Publication
Human-inspired generative design
Abstract
Engineering is a highly creative discipline. Every iteration of simulations or tests provides engineers with new learning on how to best refine their design, based on complex goals and constraints. Finding an optimum solution means being creative about what designs to evaluate and how to evaluate them.
When trying to build an understanding of how a non-linear and multi-variable physical system works, all engineering efforts (simulations or physical tests) are journeys to learn functional relationships by analysing data. This data is based on ineradicable governing physical laws and relationships.
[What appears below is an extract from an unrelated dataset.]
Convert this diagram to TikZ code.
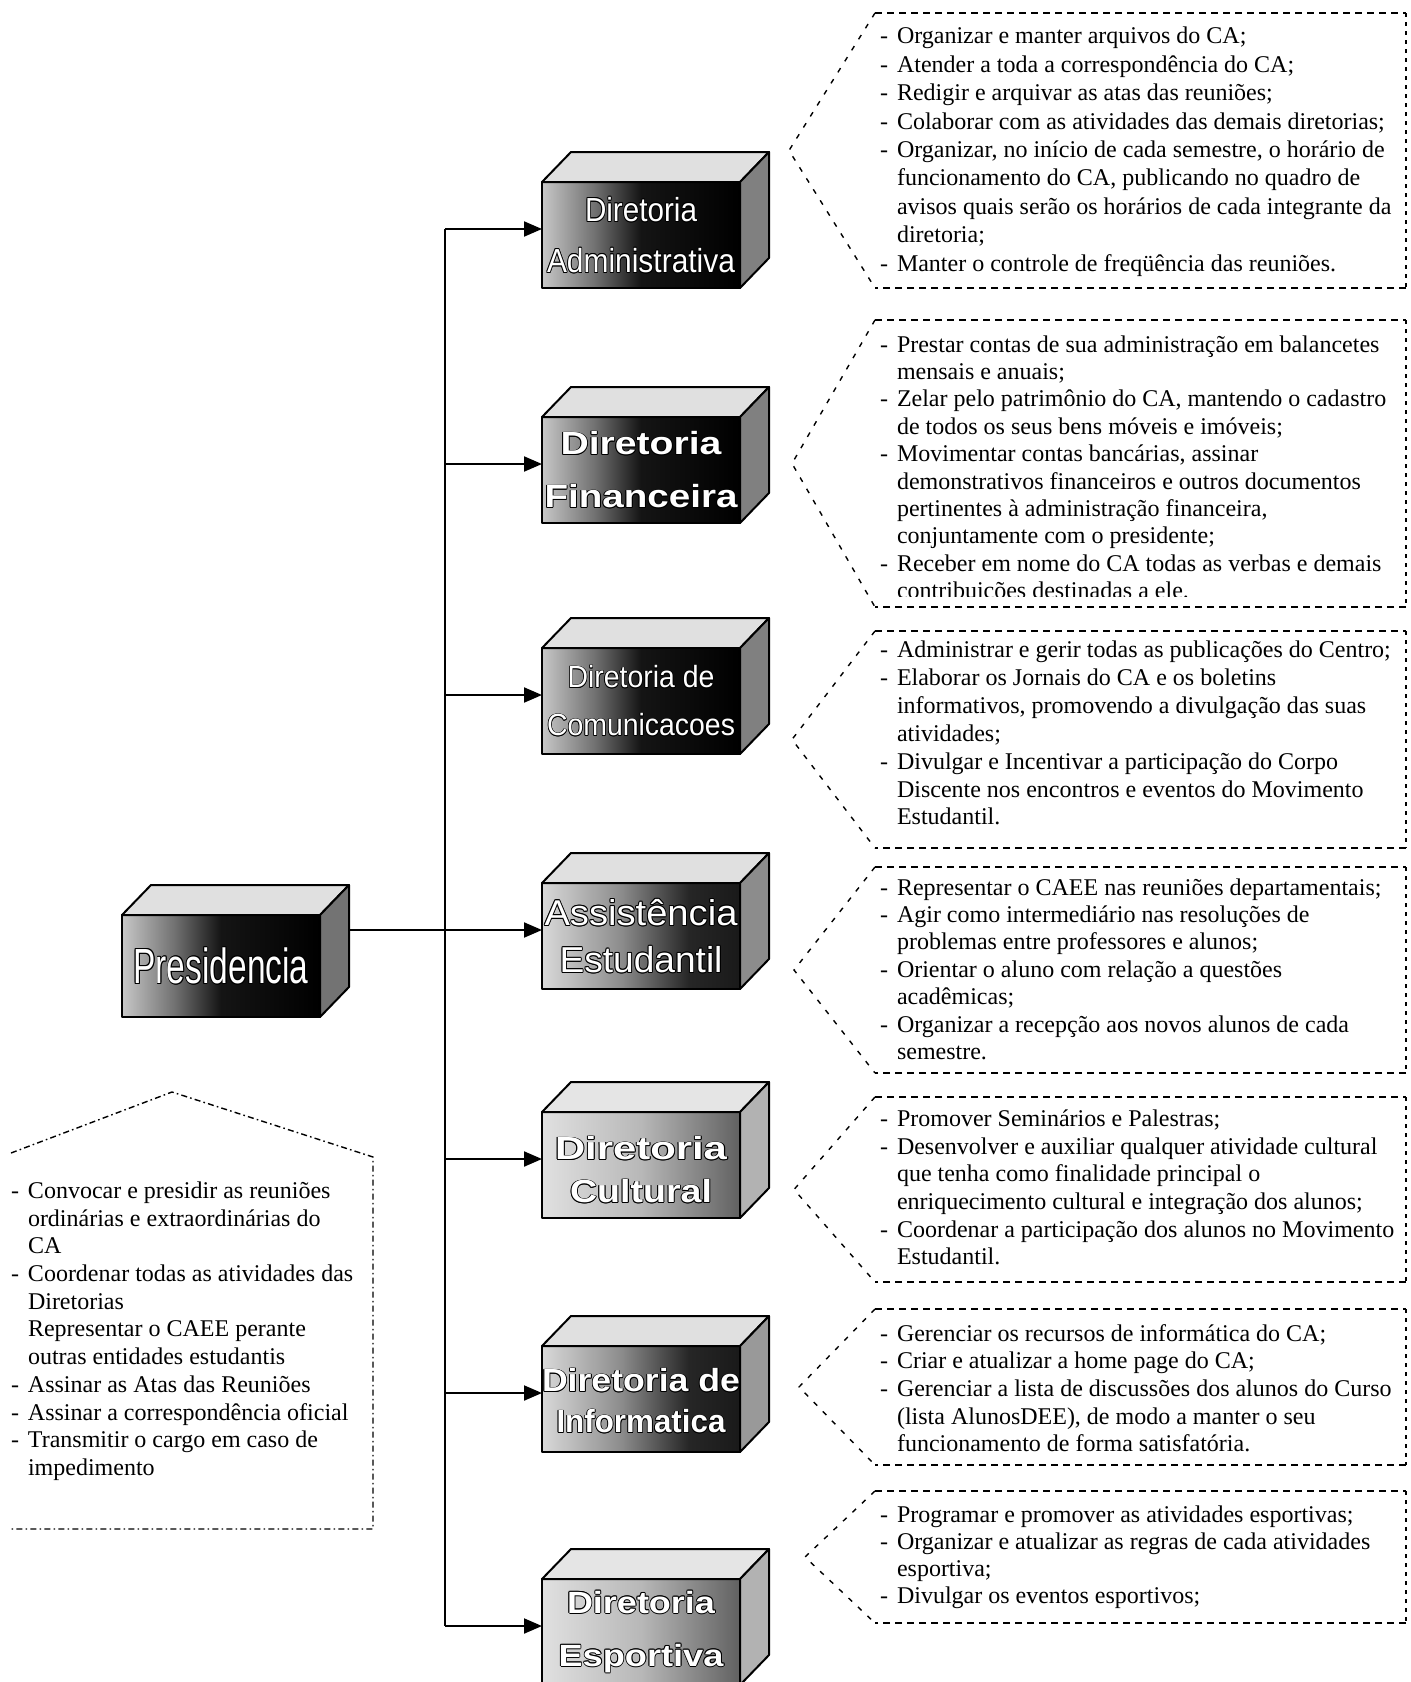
\documentclass[tikz,border=0pt]{standalone}
\usepackage{fontspec}
\setmainfont{Liberation Serif}
\newfontfamily\lblfont{Liberation Sans}
\usepackage{graphicx}
\usetikzlibrary{calc,arrows.meta}

% face shadings of the blocks
\pgfdeclarehorizontalshading{facedark}{100bp}{color(0bp)=(black!22); color(25bp)=(black!22); color(38bp)=(black!55); color(50bp)=(black!92); color(75bp)=(black); color(100bp)=(black)}
\pgfdeclarehorizontalshading{facemid}{100bp}{color(0bp)=(black!15); color(25bp)=(black!15); color(45bp)=(black!45); color(62bp)=(black!85); color(75bp)=(black!90); color(100bp)=(black!90)}
\pgfdeclarehorizontalshading{facelight}{100bp}{color(0bp)=(black!12); color(25bp)=(black!12); color(50bp)=(black!28); color(75bp)=(black!62); color(100bp)=(black!62)}

% white lettering with a black rim
\newcommand\outlinetext[1]{\leavevmode
  \rlap{\kern-0.5pt\textcolor{black}{#1}}%
  \rlap{\kern0.5pt\textcolor{black}{#1}}%
  \rlap{\raisebox{0.5pt}{\textcolor{black}{#1}}}%
  \rlap{\raisebox{-0.5pt}{\textcolor{black}{#1}}}%
  \rlap{\kern-0.35pt\raisebox{0.35pt}{\textcolor{black}{#1}}}%
  \rlap{\kern0.35pt\raisebox{0.35pt}{\textcolor{black}{#1}}}%
  \rlap{\kern-0.35pt\raisebox{-0.35pt}{\textcolor{black}{#1}}}%
  \rlap{\kern0.35pt\raisebox{-0.35pt}{\textcolor{black}{#1}}}%
  \textcolor{white}{#1}}
\newcommand\lbl[3]{\resizebox{#1}{#2}{\outlinetext{#3}}}

% list items of the duty boxes
\newcommand\ditem{\makebox[8.5pt][l]{-}}
\newcommand\dcont{\hspace*{8.5pt}}

\tikzset{
  edge/.style={draw=black, line width=1pt, line join=round},
  front/.style={edge, shade, rectangle, minimum width=99pt, minimum height=53pt,
    inner sep=0pt, outer sep=0pt, align=center, font=\fontsize{20}{20}\selectfont\lblfont},
  conn/.style={line width=1pt},
  feed/.style={conn, -{Triangle[length=9pt,width=7.5pt]}},
  rim/.style={line width=0.7pt, dash pattern=on 3.5pt off 2.5pt},
  rimside/.style={line width=0.7pt, dash pattern=on 2pt off 2.5pt},
  rimslant/.style={line width=0.7pt, dash pattern=on 2.5pt off 4pt},
  presrim/.style={line width=0.7pt, dash pattern=on 3pt off 1.6pt on 0.8pt off 1.6pt},
  duty/.style={anchor=north west, inner sep=0pt, outer sep=0pt, align=left},
}

% top and right faces of a block
\newcommand\cubesides[3]{%
  \draw[edge, fill=#2] (#1.north west) -- ++(29,-30) -- ($(#1.north east)+(29,-30)$) -- (#1.north east) -- cycle;
  \draw[edge, fill=#3] (#1.north east) -- ++(29,-30) -- ($(#1.south east)+(29,-30)$) -- (#1.south east) -- cycle;}

% dashed pointer frame: name, top, bottom, tip x
\newcommand\dutyframe[4]{%
  \coordinate (#1a) at (875,#2);
  \coordinate (#1b) at (1406,#2);
  \coordinate (#1c) at (1406,#3);
  \coordinate (#1d) at (875,#3);
  \coordinate (#1v) at (#4,{(#2+#3)/2});
  \draw[rim] (#1a) -- (#1b);
  \draw[rimside] (#1b) -- (#1c);
  \draw[rim] (#1c) -- (#1d);
  \draw[rimslant] (#1a) -- (#1v) -- (#1d);}

\begin{document}
\begin{tikzpicture}[x=0.5pt, y=-0.5pt]
\useasboundingbox (0,0) rectangle (1411,1682);

% ---------- blocks ----------
\node[front, shading=facedark, minimum height=51pt] (pres) at (221,966) {\lbl{87.5pt}{18.5pt}{Presidencia}};
\cubesides{pres}{black!12}{black!55}

\node[front, shading=facedark] (adm) at (641,235)
  {\lbl{56pt}{12.5pt}{Diretoria}\\[5.5pt]\lbl{94pt}{12.5pt}{Administrativa}};
\cubesides{adm}{black!12}{black!50}

\node[front, shading=facedark, font=\fontsize{20}{20}\selectfont\lblfont\bfseries] (fin) at (641,470)
  {\lbl{80.5pt}{12pt}{Diretoria}\\[6.5pt]\lbl{96.5pt}{12pt}{Financeira}};
\cubesides{fin}{black!12}{black!50}

\node[front, shading=facedark] (com) at (641,701)
  {\lbl{73.5pt}{11.5pt}{Diretoria de}\\[4pt]\lbl{94pt}{11.5pt}{Comunicacoes}};
\cubesides{com}{black!12}{black!50}

\node[front, shading=facemid] (ast) at (641,936)
  {\lbl{96.5pt}{13.5pt}{Assistência}\\[3.5pt]\lbl{81.5pt}{13.5pt}{Estudantil}};
\cubesides{ast}{black!12}{black!45}

\node[front, shading=facelight, font=\fontsize{20}{20}\selectfont\lblfont\bfseries] (cul) at (641,1165)
  {\rule{0pt}{17pt}\lbl{86pt}{12pt}{Diretoria}\\[1.5pt]\lbl{71pt}{12pt}{Cultural}};
\cubesides{cul}{black!10}{black!30}

\node[front, shading=facemid, font=\fontsize{20}{20}\selectfont\lblfont\bfseries] (inf) at (641,1399)
  {\rule{0pt}{14pt}\lbl{99pt}{12pt}{Diretoria de}\\[0.5pt]\lbl{84.5pt}{12pt}{Informatica}};
\cubesides{inf}{black!12}{black!40}

\node[front, shading=facelight, font=\fontsize{20}{20}\selectfont\lblfont\bfseries] (esp) at (641,1632)
  {\lbl{74pt}{11.5pt}{Diretoria}\\[6.5pt]\lbl{82.5pt}{11.5pt}{Esportiva}};
\cubesides{esp}{black!10}{black!30}

% ---------- connectors ----------
\coordinate (presback) at ($(pres.north east)+(29,0)$);
\coordinate (t1) at (445,229);
\coordinate (t2) at (445,464);
\coordinate (t3) at (445,695);
\coordinate (t4) at (445,930);
\coordinate (t5) at (445,1159);
\coordinate (t6) at (445,1393);
\coordinate (t7) at (445,1626);
\draw[conn] (t1) -- (t7);
\draw[conn] (presback |- t4) -- (t4);
\draw[feed] (t1) -- (t1 -| adm.west);
\draw[feed] (t2) -- (t2 -| fin.west);
\draw[feed] (t3) -- (t3 -| com.west);
\draw[feed] (t4) -- (t4 -| ast.west);
\draw[feed] (t5) -- (t5 -| cul.west);
\draw[feed] (t6) -- (t6 -| inf.west);
\draw[feed] (t7) -- (t7 -| esp.west);

% ---------- duty frames ----------
\dutyframe{fa}{13}{288}{789}
\dutyframe{fb}{320}{607}{792}
\dutyframe{fc}{631}{848}{792}
\dutyframe{fd}{867}{1073}{794}
\dutyframe{fe}{1097}{1282}{794}
\dutyframe{ff}{1309}{1465}{799}
\dutyframe{fg}{1491}{1623}{805}

\coordinate (pa) at (172,1092);
\coordinate (pl) at (11,1153);
\coordinate (pr) at (373,1157);
\coordinate (pbr) at (373,1529);
\coordinate (pbl) at (11,1529);
\draw[presrim] (pl) -- (pa) -- (pr) -- (pbr) -- (pbl);

% ---------- duty texts ----------
\node[duty, font=\fontsize{12}{14.2}\selectfont] (admduty) at (880,24) {%
\strut\ditem Organizar e manter arquivos do CA;\\
\ditem Atender a toda a correspondência do CA;\\
\ditem Redigir e arquivar as atas das reuniões;\\
\ditem Colaborar com as atividades das demais diretorias;\\
\ditem Organizar, no início de cada semestre, o horário de\\
\dcont funcionamento do CA, publicando no quadro de\\
\dcont avisos quais serão os horários de cada integrante da\\
\dcont diretoria;\\
\ditem Manter o controle de freqüência das reuniões.};

\begin{scope}
\clip (780,300) rectangle (1411,596);
\node[duty, font=\fontsize{12}{13.7}\selectfont] (finduty) at (880,333) {%
\strut\ditem Prestar contas de sua administração em balancetes\\
\dcont mensais e anuais;\\
\ditem Zelar pelo patrimônio do CA, mantendo o cadastro\\
\dcont de todos os seus bens móveis e imóveis;\\
\ditem Movimentar contas bancárias, assinar\\
\dcont demonstrativos financeiros e outros documentos\\
\dcont pertinentes à administração financeira,\\
\dcont conjuntamente com o presidente;\\
\ditem Receber em nome do CA todas as verbas e demais\\
\dcont contribuições destinadas a ele.};
\end{scope}

\node[duty, font=\fontsize{12}{13.95}\selectfont] (comduty) at (880,638) {%
\strut\ditem Administrar e gerir todas as publicações do Centro;\\
\ditem Elaborar os Jornais do CA e os boletins\\
\dcont informativos, promovendo a divulgação das suas\\
\dcont atividades;\\
\ditem Divulgar e Incentivar a participação do Corpo\\
\dcont Discente nos encontros e eventos do Movimento\\
\dcont Estudantil.};

\node[duty, font=\fontsize{12}{13.7}\selectfont] (astduty) at (880,876) {%
\strut\ditem Representar o CAEE nas reuniões departamentais;\\
\ditem Agir como intermediário nas resoluções de\\
\dcont problemas entre professores e alunos;\\
\ditem Orientar o aluno com relação a questões\\
\dcont acadêmicas;\\
\ditem Organizar a recepção aos novos alunos de cada\\
\dcont semestre.};

\node[duty, font=\fontsize{12}{13.85}\selectfont] (culduty) at (880,1107) {%
\strut\ditem Promover Seminários e Palestras;\\
\ditem Desenvolver e auxiliar qualquer atividade cultural\\
\dcont que tenha como finalidade principal o\\
\dcont enriquecimento cultural e integração dos alunos;\\
\ditem Coordenar a participação dos alunos no Movimento\\
\dcont Estudantil.};

\node[duty, font=\fontsize{12}{13.8}\selectfont] (infduty) at (880,1322) {%
\strut\ditem Gerenciar os recursos de informática do CA;\\
\ditem Criar e atualizar a home page do CA;\\
\ditem Gerenciar a lista de discussões dos alunos do Curso\\
\dcont (lista AlunosDEE), de modo a manter o seu\\
\dcont funcionamento de forma satisfatória.};

\node[duty, font=\fontsize{12}{13.4}\selectfont] (espduty) at (880,1504) {%
\strut\ditem Programar e promover as atividades esportivas;\\
\ditem Organizar e atualizar as regras de cada atividades\\
\dcont esportiva;\\
\ditem Divulgar os eventos esportivos;};

\node[duty, font=\fontsize{12}{13.85}\selectfont] (presduty) at (11,1179) {%
\strut\ditem Convocar e presidir as reuniões\\
\dcont ordinárias e extraordinárias do\\
\dcont CA\\
\ditem Coordenar todas as atividades das\\
\dcont Diretorias\\
\dcont Representar o CAEE perante\\
\dcont outras entidades estudantis\\
\ditem Assinar as Atas das Reuniões\\
\ditem Assinar a correspondência oficial\\
\ditem Transmitir o cargo em caso de\\
\dcont impedimento};

\end{tikzpicture}
\end{document}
Unlike financial data, for example, data generated by engineers reflects an underlying truth — that of physics, as first described by Newton, Bernoulli, Fourier or Laplace.
The fact that this data is abundant (generated from numerous design iterations) and based on fundamental scientific principles means that it can often be an excellent subject for a machine learning study: predicting the behaviour of a new design under new testing conditions, or optimising the design and conditions for a target behaviour.
Researching this possibility has been our focus for the last few years and we have, today, built numerous AI tools capable of considerably accelerating engineering design cycles.
In particular, our main focus has been to develop deep learning models to learn from 3D data such as CAD designs and simulations. The early adopters of our technology have found it to be a breakthrough. We strongly believe that the methods outlined in this article will revolutionise engineering in a similar way that AI for facial recognition has revolutionised public security, biometric hardware authentication and synthetic media (deepfake technology).